═════ DATA SECTION ═════

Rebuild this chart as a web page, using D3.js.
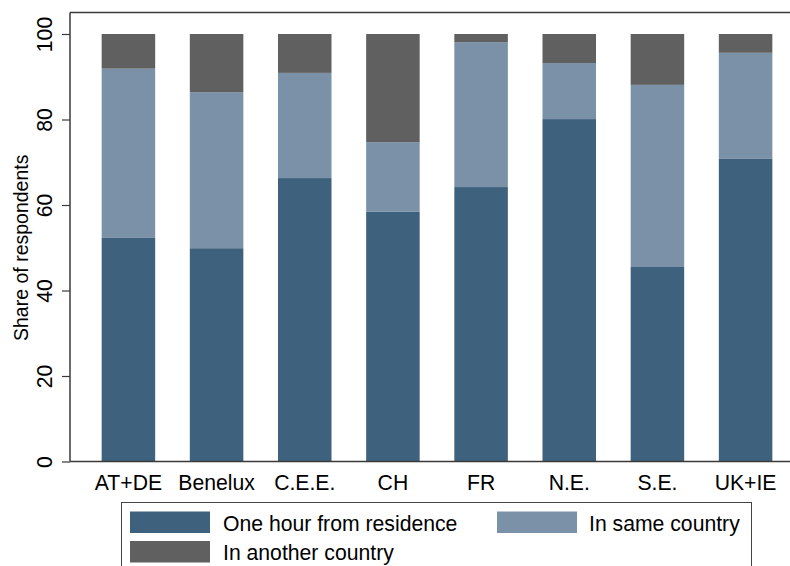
<!DOCTYPE html>
<html>
<head>
<meta charset="utf-8">
<script src="https://cdn.jsdelivr.net/npm/d3@7"></script>
<style>
  html, body { margin: 0; padding: 0; background: #fff; }
  svg { display: block; font-family: Arial, "Liberation Sans", sans-serif; }
</style>
</head>
<body>
<svg id="chart" width="790" height="566"></svg>
<script>
const categories = ["AT+DE", "Benelux", "C.E.E.", "CH", "FR", "N.E.", "S.E.", "UK+IE"];
const seriesNames = ["One hour from residence", "In same country", "In another country"];
const oneHour = [52.3, 49.9, 66.3, 58.4, 64.2, 80.1, 45.5, 70.9];
const sameCountry = [39.6, 36.5, 24.6, 16.3, 33.9, 13.1, 42.6, 24.7];
const anotherCountry = [8.1, 13.6, 9.1, 25.3, 1.9, 6.8, 11.9, 4.4];
const yTicks = [0, 20, 40, 60, 80, 100];
const colors = ["#3e627d", "#7b91a7", "#606060"];

const svg = d3.select("#chart");
const fs = 21.2;
const fsTitle = 19.5;

const x = d3.scaleBand().domain(categories).range([70, 804]).paddingInner(0.393).paddingOuter(0.359);
const y = d3.scaleLinear().domain([0, 100]).range([461.5, 34]);

const rows = categories.map((c, i) => ({ cat: c, s0: oneHour[i], s1: sameCountry[i], s2: anotherCountry[i] }));
const stack = d3.stack().keys(["s0", "s1", "s2"]);
const layers = stack(rows);

svg.append("g").selectAll("g").data(layers).join("g")
  .attr("fill", (d, i) => colors[i])
  .selectAll("rect").data(d => d).join("rect")
  .attr("x", d => x(d.data.cat))
  .attr("width", x.bandwidth())
  .attr("y", d => y(Math.min(d[1], 100)))
  .attr("height", d => y(d[0]) - y(Math.min(d[1], 100)));

// frame lines
const frameColor = "#3a3a3a";
svg.append("line").attr("x1", 70).attr("x2", 790).attr("y1", 12.5).attr("y2", 12.5)
  .attr("stroke", frameColor).attr("stroke-width", 1.5);

// y axis
const yAxis = svg.append("g").attr("transform", "translate(70,0)")
  .call(d3.axisLeft(y).tickValues(yTicks).tickSize(8).tickFormat(d3.format("d")));
yAxis.select(".domain").attr("d", "M0,12.5V461.5").attr("stroke", frameColor).attr("stroke-width", 1.5);
yAxis.selectAll(".tick line").attr("stroke", frameColor).attr("stroke-width", 1.2);
yAxis.selectAll(".tick text")
  .attr("x", null).attr("dy", null)
  .attr("transform", "translate(-18,0) rotate(-90)")
  .attr("text-anchor", "middle")
  .attr("fill", "#000")
  .style("font-size", fs + "px")
  .style("font-family", "Arial, 'Liberation Sans', sans-serif");

// x axis
const xAxis = svg.append("g").attr("transform", "translate(0,461.5)")
  .call(d3.axisBottom(x).tickSize(0));
xAxis.select(".domain").attr("d", "M70,0H790").attr("stroke", frameColor).attr("stroke-width", 1.5);
xAxis.selectAll(".tick text")
  .attr("y", 28).attr("dy", null)
  .attr("fill", "#000")
  .style("font-size", fs + "px")
  .style("font-family", "Arial, 'Liberation Sans', sans-serif");

// y title
svg.append("text")
  .attr("transform", "translate(28," + ((34 + 461.5) / 2) + ") rotate(-90)")
  .attr("text-anchor", "middle")
  .style("font-size", fsTitle + "px")
  .text("Share of respondents");

// legend
const lg = svg.append("g");
lg.append("rect").attr("x", 121.5).attr("y", 502.5).attr("width", 630).attr("height", 90)
  .attr("fill", "#fff").attr("stroke", "#444").attr("stroke-width", 1);
const legendPos = [
  { sx: 130, sy: 511.5, tx: 223, ty: 531 },
  { sx: 497, sy: 511.5, tx: 589, ty: 531 },
  { sx: 130, sy: 541, tx: 223, ty: 559.5 }
];
seriesNames.forEach((name, i) => {
  const p = legendPos[i];
  lg.append("rect").attr("x", p.sx).attr("y", p.sy).attr("width", 80).attr("height", 21.5).attr("fill", colors[i]);
  lg.append("text").attr("x", p.tx).attr("y", p.ty).style("font-size", fs + "px").text(name);
});
</script>
</body>
</html>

═════

### WORK TO BE COMPLETED
Restate the full listing verbatim and drop every picture.

### EXERCISE RESPONSE
Rebuild this chart as a web page, using D3.js.
<!DOCTYPE html>
<html>
<head>
<meta charset="utf-8">
<script src="https://cdn.jsdelivr.net/npm/d3@7"></script>
<style>
  html, body { margin: 0; padding: 0; background: #fff; }
  svg { display: block; font-family: Arial, "Liberation Sans", sans-serif; }
</style>
</head>
<body>
<svg id="chart" width="790" height="566"></svg>
<script>
const categories = ["AT+DE", "Benelux", "C.E.E.", "CH", "FR", "N.E.", "S.E.", "UK+IE"];
const seriesNames = ["One hour from residence", "In same country", "In another country"];
const oneHour = [52.3, 49.9, 66.3, 58.4, 64.2, 80.1, 45.5, 70.9];
const sameCountry = [39.6, 36.5, 24.6, 16.3, 33.9, 13.1, 42.6, 24.7];
const anotherCountry = [8.1, 13.6, 9.1, 25.3, 1.9, 6.8, 11.9, 4.4];
const yTicks = [0, 20, 40, 60, 80, 100];
const colors = ["#3e627d", "#7b91a7", "#606060"];

const svg = d3.select("#chart");
const fs = 21.2;
const fsTitle = 19.5;

const x = d3.scaleBand().domain(categories).range([70, 804]).paddingInner(0.393).paddingOuter(0.359);
const y = d3.scaleLinear().domain([0, 100]).range([461.5, 34]);

const rows = categories.map((c, i) => ({ cat: c, s0: oneHour[i], s1: sameCountry[i], s2: anotherCountry[i] }));
const stack = d3.stack().keys(["s0", "s1", "s2"]);
const layers = stack(rows);

svg.append("g").selectAll("g").data(layers).join("g")
  .attr("fill", (d, i) => colors[i])
  .selectAll("rect").data(d => d).join("rect")
  .attr("x", d => x(d.data.cat))
  .attr("width", x.bandwidth())
  .attr("y", d => y(Math.min(d[1], 100)))
  .attr("height", d => y(d[0]) - y(Math.min(d[1], 100)));

// frame lines
const frameColor = "#3a3a3a";
svg.append("line").attr("x1", 70).attr("x2", 790).attr("y1", 12.5).attr("y2", 12.5)
  .attr("stroke", frameColor).attr("stroke-width", 1.5);

// y axis
const yAxis = svg.append("g").attr("transform", "translate(70,0)")
  .call(d3.axisLeft(y).tickValues(yTicks).tickSize(8).tickFormat(d3.format("d")));
yAxis.select(".domain").attr("d", "M0,12.5V461.5").attr("stroke", frameColor).attr("stroke-width", 1.5);
yAxis.selectAll(".tick line").attr("stroke", frameColor).attr("stroke-width", 1.2);
yAxis.selectAll(".tick text")
  .attr("x", null).attr("dy", null)
  .attr("transform", "translate(-18,0) rotate(-90)")
  .attr("text-anchor", "middle")
  .attr("fill", "#000")
  .style("font-size", fs + "px")
  .style("font-family", "Arial, 'Liberation Sans', sans-serif");

// x axis
const xAxis = svg.append("g").attr("transform", "translate(0,461.5)")
  .call(d3.axisBottom(x).tickSize(0));
xAxis.select(".domain").attr("d", "M70,0H790").attr("stroke", frameColor).attr("stroke-width", 1.5);
xAxis.selectAll(".tick text")
  .attr("y", 28).attr("dy", null)
  .attr("fill", "#000")
  .style("font-size", fs + "px")
  .style("font-family", "Arial, 'Liberation Sans', sans-serif");

// y title
svg.append("text")
  .attr("transform", "translate(28," + ((34 + 461.5) / 2) + ") rotate(-90)")
  .attr("text-anchor", "middle")
  .style("font-size", fsTitle + "px")
  .text("Share of respondents");

// legend
const lg = svg.append("g");
lg.append("rect").attr("x", 121.5).attr("y", 502.5).attr("width", 630).attr("height", 90)
  .attr("fill", "#fff").attr("stroke", "#444").attr("stroke-width", 1);
const legendPos = [
  { sx: 130, sy: 511.5, tx: 223, ty: 531 },
  { sx: 497, sy: 511.5, tx: 589, ty: 531 },
  { sx: 130, sy: 541, tx: 223, ty: 559.5 }
];
seriesNames.forEach((name, i) => {
  const p = legendPos[i];
  lg.append("rect").attr("x", p.sx).attr("y", p.sy).attr("width", 80).attr("height", 21.5).attr("fill", colors[i]);
  lg.append("text").attr("x", p.tx).attr("y", p.ty).style("font-size", fs + "px").text(name);
});
</script>
</body>
</html>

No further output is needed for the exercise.